By Bruce Petersen
For the Courier 

Mental Health Wellness Walk Approaches

 

Paul Tweten / For the Courier

Commissioner Bruce Peterson (l) and Mayor Becky Erickson (r) are donning the #curestigma hats which promote awareness about mental illness. The "Stop the Stigma" walk is Saturday, May 12, with the starting point at the Valley Event Center at 10 a.m.

Local mental health wellness advocates are invited to be a part of the very first Valley County Mental Health Awareness Walk, which will take place in Glasgow on Saturday, May 12, at 10 a.m. Supporters will gather at the Valley Event Center to hear a couple of brief presentations, receive a colorful messaged baseball cap, take a brief trek through town, and then be asked to produce an idea or two as to how we can stop the stigma often attached to behavioral health issues.

Studies show that stigma very often causes those who have a mental illness to not seek help.
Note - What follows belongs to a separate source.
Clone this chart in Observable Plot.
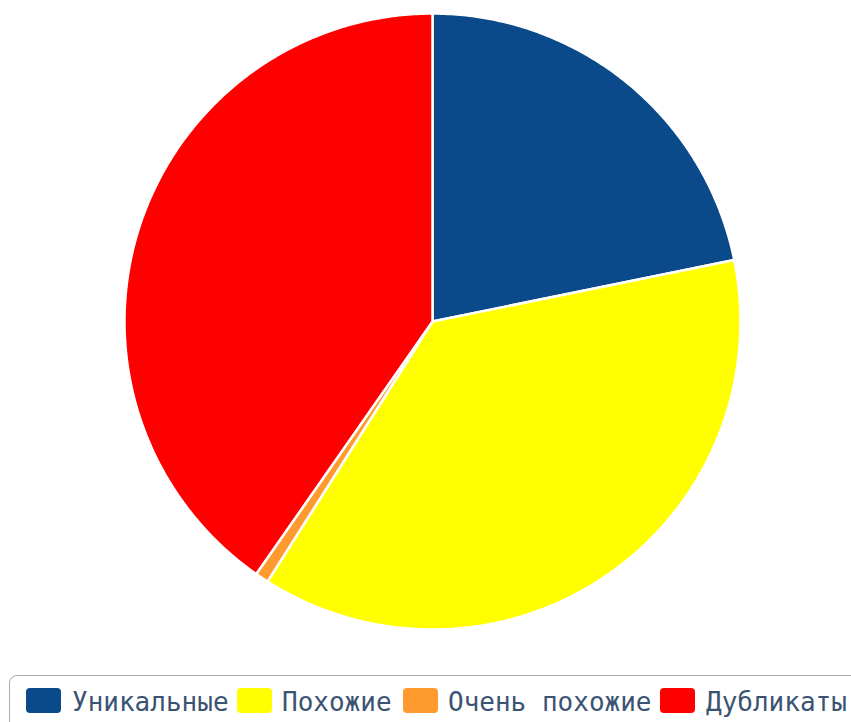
<!DOCTYPE html>
<html>
<head>
<meta charset="utf-8">
<script src="https://cdn.jsdelivr.net/npm/d3@7"></script>
<script src="https://cdn.jsdelivr.net/npm/@observablehq/plot@0.6"></script>
<style>
  html, body { margin: 0; padding: 0; background: #fff; overflow: hidden; }
  #chart { position: relative; width: 851px; height: 722px; }
  .legend {
    position: absolute; left: 9px; top: 675px; width: 860px; height: 60px;
    border: 1.5px solid #a9a9a9; border-radius: 8px; box-sizing: border-box;
  }
  .sw { position: absolute; top: 688px; width: 35px; height: 25px; border-radius: 4px; }
  .tx { position: absolute; top: 689px; line-height: 26px; white-space: pre;
        font-family: "DejaVu Sans Mono", monospace; font-size: 26px; color: #3b5372; }
</style>
</head>
<body>
<div id="chart"></div>
<script>
const categories = ["Уникальные", "Похожие", "Очень похожие", "Дубликаты"];
const values = [21.8, 37.2, 0.7, 40.3];
const colors = ["#0b4a8a", "#ffff00", "#ff9a2e", "#ff0000"];

const W = 851, H = 665;
const cx = 432, cy = 321, R = 308;

const pie = d3.pie().sort(null).value(d => d.value)
  .startAngle(0).endAngle(2 * Math.PI);
const arcs = pie(categories.map((c, i) => ({ key: c, value: values[i] })));

const pts = [];
for (const a of arcs) {
  const n = Math.max(4, Math.ceil((a.endAngle - a.startAngle) / 0.01));
  pts.push({ key: a.data.key, x: 0, y: 0 });
  for (let k = 0; k <= n; k++) {
    const t = a.startAngle + (a.endAngle - a.startAngle) * k / n;
    pts.push({ key: a.data.key, x: Math.sin(t), y: Math.cos(t) });
  }
  pts.push({ key: a.data.key, x: 0, y: 0 });
}

const plot = Plot.plot({
  width: W, height: H,
  margin: 0,
  x: { domain: [-cx / R, (W - cx) / R], axis: null },
  y: { domain: [-(H - cy) / R, cy / R], axis: null },
  color: { domain: categories, range: colors },
  marks: [
    Plot.line(pts, { x: "x", y: "y", z: "key", fill: "key", stroke: "white", strokeWidth: 2.5, strokeLinejoin: "round", curve: "linear" })
  ]
});
const chart = document.getElementById("chart");
chart.appendChild(plot);

const legend = document.createElement("div");
legend.className = "legend";
chart.appendChild(legend);
const swLefts = [26, 237, 403, 660];
const txLefts = [72, 282, 448, 706];
categories.forEach((lab, i) => {
  const sw = document.createElement("div");
  sw.className = "sw";
  sw.style.left = swLefts[i] + "px";
  sw.style.background = colors[i];
  chart.appendChild(sw);
  const tx = document.createElement("div");
  tx.className = "tx";
  tx.style.left = txLefts[i] + "px";
  tx.textContent = lab;
  chart.appendChild(tx);
});
</script>
</body>
</html>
If all traces of stigma are removed it is fact that the mentally ill will more aggressively seek help, future costs and problems will be prevented, and a productive citizen will continue to be productive. Stigma can seriously delay getting help. The primary goal of the walk is to stop this stigma.

The "Stop the Stigma" walk is an invitation for people to take just one hour to show support, gather knowledge and help educate people about mental health wellness. Participants will be encouraged to be a model for unconditional acceptance of people affected by mental health conditions.
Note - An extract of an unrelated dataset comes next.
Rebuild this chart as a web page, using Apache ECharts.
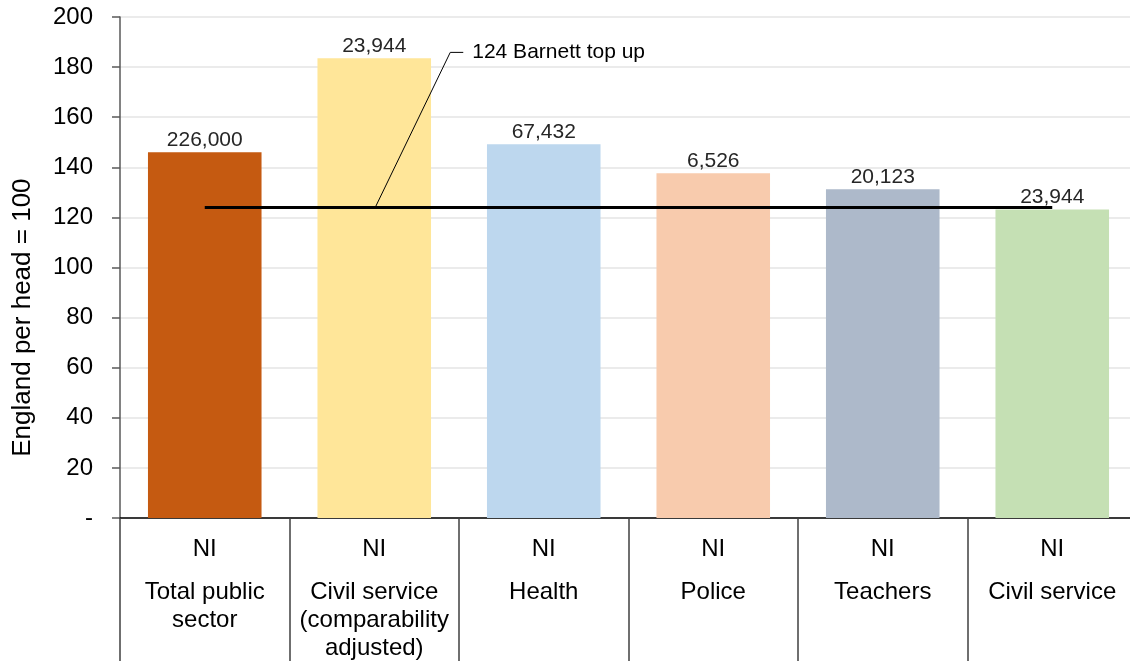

The event is an effort by the mental health committee of the Valley CARE Coalition. The Coalition is a collaboration between FMDH, Glasgow Police Department, Valley County Sheriffs, Eastern Montana Community Mental Health Center and Valley County Public Health. The coalition was organized in response to community surveys in the spring of 2016, which showed that the most prevalent health concerns of Valley County residents are mental health, drug and alcohol abuse, heart disease and physical wellness.

CARE Coalition responses to the survey listed problems include: student recorded PSAs; Under the Big Sky radio appearances; a mental health information booth at the county fair; facilitating a stigma survey to students and the community; provide mental health first aid training; coordinated and invited the community to suicide prevention presentations; participated in the Homecoming parade with a parade float; had a tobacco and teenage drinking prevention fair booth; faciliated the Great American Smoke Out, a tobacco free teen movie night; participated in a food bank food preparation project; obtained a prescription drug incinerator; currently working on providing walking paths and the installation of a safe cross walk by high school; provided a drunk goggles demonstration; helped with the Glow Walk; and attended the BACI Institute Action training.
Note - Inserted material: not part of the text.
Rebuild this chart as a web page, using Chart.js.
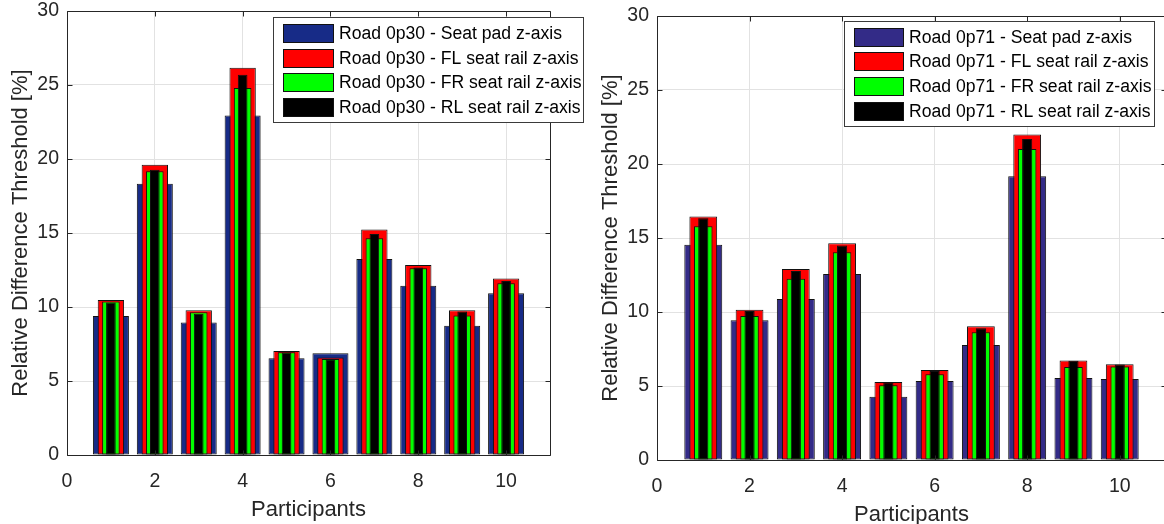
<!DOCTYPE html>
<html>
<head>
<meta charset="utf-8">
<script src="https://cdn.jsdelivr.net/npm/chart.js@4.4.1/dist/chart.umd.min.js"></script>
<style>
html, body { margin: 0; padding: 0; width: 1164px; height: 524px; overflow: hidden; background: #fff; }
.box { position: absolute; top: 0; height: 540px; }
#left { left: 0; width: 590px; }
#right { left: 590px; width: 600px; }
</style>
</head>
<body>
<div class="box" id="left"><canvas id="chartA"></canvas></div>
<div class="box" id="right"><canvas id="chartB"></canvas></div>
<script>
// values
const participants = [1, 2, 3, 4, 5, 6, 7, 8, 9, 10];
const xTicks = [0, 2, 4, 6, 8, 10];
const yTicks = [0, 5, 10, 15, 20, 25, 30];

const seatPad030 = [9.40, 18.32, 8.95, 22.94, 6.53, 6.87, 13.25, 11.43, 8.74, 10.93];
const flRail030 = [10.48, 19.61, 9.78, 26.17, 7.03, 6.58, 15.23, 12.83, 9.78, 11.92];
const frRail030 = [10.37, 19.18, 9.65, 24.79, 6.94, 6.49, 14.65, 12.62, 9.42, 11.61];
const rlRail030 = [10.30, 19.27, 9.55, 25.69, 6.92, 6.47, 14.94, 12.67, 9.69, 11.76];

const seatPad071 = [14.55, 9.44, 10.88, 12.57, 4.28, 5.34, 7.77, 19.17, 5.54, 5.47];
const flRail071 = [16.46, 10.16, 12.91, 14.64, 5.27, 6.08, 9.03, 22.00, 6.73, 6.47];
const frRail071 = [15.79, 9.73, 12.25, 14.03, 5.05, 5.79, 8.63, 21.01, 6.28, 6.31];
const rlRail071 = [16.33, 10.07, 12.77, 14.50, 5.25, 6.01, 8.90, 21.69, 6.70, 6.45];

const FONT = '"Liberation Sans", Arial, Helvetica, sans-serif';
const AXIS = '#262626';

// frame around the axes plus MATLAB style inward ticks
const framePlugin = {
    id: "frame",
    afterDatasetsDraw(chart) {
        const { ctx, chartArea: a, scales: { x, y } } = chart;
        const l = Math.round(a.left) + 0.5, r = Math.round(a.right) + 0.5;
        const t = Math.round(a.top) + 0.5, b = Math.round(a.bottom) + 0.5;
        ctx.save();
        ctx.strokeStyle = AXIS;
        ctx.lineWidth = 1;
        ctx.beginPath();
        x.ticks.forEach((tk) => {
            const px = Math.round(x.getPixelForValue(tk.value)) + 0.5;
            ctx.moveTo(px, b); ctx.lineTo(px, b - 5);
            ctx.moveTo(px, t); ctx.lineTo(px, t + 5);
        });
        y.ticks.forEach((tk) => {
            const py = Math.round(y.getPixelForValue(tk.value)) + 0.5;
            ctx.moveTo(l, py); ctx.lineTo(l + 5, py);
            ctx.moveTo(r, py); ctx.lineTo(r - 5, py);
        });
        ctx.rect(l, t, r - l, b - t);
        ctx.stroke();
        ctx.restore();
    },
};

// boxed legend sitting inside the plot
const boxLegend = {
    id: "boxLegend",
    afterDraw(chart, args, o) {
        const ctx = chart.ctx;
        ctx.save();
        ctx.fillStyle = "#fff";
        ctx.fillRect(o.x, o.y, o.w, o.h);
        ctx.strokeStyle = "#3a3a3a";
        ctx.lineWidth = 1;
        ctx.strokeRect(o.x + 0.5, o.y + 0.5, o.w, o.h);
        ctx.font = o.size + "px " + FONT;
        ctx.textBaseline = "middle";
        chart.data.datasets.forEach((ds, i) => {
            const sx = o.x + o.left, sy = Math.round(o.y + o.top + i * o.rowH);
            ctx.fillStyle = ds.backgroundColor;
            ctx.fillRect(sx, sy, o.swW, o.swH);
            ctx.strokeStyle = "#111";
            ctx.strokeRect(sx + 0.5, sy + 0.5, o.swW, o.swH);
            ctx.fillStyle = "#000";
            ctx.fillText(ds.label, sx + o.swW + 6, sy + o.swH / 2 + 1);
        });
        ctx.restore();
    },
};

const points = (vals) => participants.map((p, i) => ({ x: p, y: vals[i] }));

function makeChart(id, road, series, blue, L) {
    const colors = [blue, "#ff0000", "#00ff00", "#000000"];
    const names = ["Seat pad z-axis", "FL seat rail z-axis", "FR seat rail z-axis", "RL seat rail z-axis"];
    const widths = [0.82, 0.6, 0.4, 0.22];
    return new Chart(document.getElementById(id), {
        type: "bar",
        data: {
            datasets: series.map((vals, i) => ({
                label: "Road " + road + " - " + names[i],
                data: points(vals),
                backgroundColor: colors[i],
                borderColor: "#111",
                borderWidth: 1,
                borderSkipped: false,
                grouped: false,
                barPercentage: widths[i],
                categoryPercentage: 1,
                order: 3 - i,
            })),
        },
        options: {
            responsive: true,
            maintainAspectRatio: false,
            animation: false,
            layout: { padding: { top: L.top, right: L.right, left: 0, bottom: 0 } },
            plugins: {
                legend: { display: false },
                tooltip: { enabled: false },
                boxLegend: L.legend,
            },
            scales: {
                x: {
                    type: "linear",
                    min: 0,
                    max: 11,
                    offset: false,
                    grid: { color: "#e2e2e2", drawTicks: false, offset: false },
                    border: { display: false },
                    afterBuildTicks: (s) => { s.ticks = xTicks.map((v) => ({ value: v })); },
                    ticks: { color: AXIS, padding: L.xTickPad, maxRotation: 0, font: { family: FONT, size: 19.5 } },
                    title: {
                        display: true,
                        text: "Participants",
                        color: AXIS,
                        font: { family: FONT, size: 22 },
                        padding: { top: 0, bottom: L.xTitlePad },
                    },
                    afterFit: (s) => { s.height = L.xH; s.paddingLeft = 0; s.paddingRight = 0; },
                },
                y: {
                    min: 0,
                    max: 30,
                    grid: { color: "#e2e2e2", drawTicks: false },
                    border: { display: false },
                    afterBuildTicks: (s) => { s.ticks = yTicks.map((v) => ({ value: v })); },
                    ticks: { color: AXIS, padding: 8, font: { family: FONT, size: 19.5 } },
                    title: {
                        display: true,
                        text: "Relative Difference Threshold [%]",
                        color: AXIS,
                        font: { family: FONT, size: 22 },
                        padding: { top: 8, bottom: 0 },
                    },
                    afterFit: (s) => { s.width = 67; s.paddingTop = 0; s.paddingBottom = 0; },
                },
            },
        },
        plugins: [framePlugin, boxLegend],
    });
}

makeChart("chartA", "0p30", [seatPad030, flRail030, frRail030, rlRail030], "#172b87", {
    top: 11, right: 40, xH: 85, xTickPad: 15, xTitlePad: 17,
    legend: { x: 273, y: 17, w: 310, h: 105, left: 10, top: 7, rowH: 24.67, swW: 50, swH: 18, size: 17.6 },
});

makeChart("chartB", "0p71", [seatPad071, flRail071, frRail071, rlRail071], "#332b87", {
    top: 16, right: 24, xH: 80, xTickPad: 15, xTitlePad: 12,
    legend: { x: 254, y: 21, w: 310, h: 105, left: 10, top: 6.5, rowH: 24.8, swW: 49, swH: 18, size: 17.6 },
});
</script>
</body>
</html>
The Awareness walk hopes to help develop an attitude toward mental illness that is the same as we have about people with physical problems. We need to recognize that everyone is subject to illness, be it mental or physical, and for a person's wellness it is vital to acknowledge the problem and then address the problem, be it physical or mental. Early detection of illness is important and studies show that addressing mental health issues is often delayed or ignored because the affected person fears the stigma sometimes associated with mental issues.

Statistics show that over one in five families have first-hand experience with behavioral health problems and yet there remains, in some corners of our culture, a feeling that those issues are not a treatable condition. Mental health problems can be overcome and solved. The first step is to get help. We need to remove all barriers to taking that first step, so there is need to remove the stigma barrier.

There is increased cost with any delay in treating cancer, a broken limb, an infected wound or a mental illness. Our community shows little delay in getting help for physical problems. The goal of the walk is to have the same be said of mental problems. Just as consequences of untreated human physical problems can result in loss of a productive person, be very costly, and cause heartache for family members, so the very same can be said for behavioral problems.


Our society shows little delay in treating cancer, a broken limb or an infected wound but, because of stigma, mental illness is often not treated. Sometimes illness, mental or physical, cannot be treated but we need to create a culture that allows and encourages the best most effective treatment. Knocking down stigma feelings vastly increases chances of having people recover and continue, or return, to be productive students and citizens.

Stigma is treatable, 100 percent treatable. The prescription is compassion, empathy and understanding. The goal of the walk is to spread the word, and be the model, of acceptance for persons who have mental illness.It takes courage to face problems, so be a person who supports those who are gathering their courage. Spend an hour, take a walk and help grow the message and grow our community.

Valley CARE Coalition encourages your participation in the May 12, "Stop the Stigma" walk. No cost, just show up at 10 a.m., at the Valley Event Center.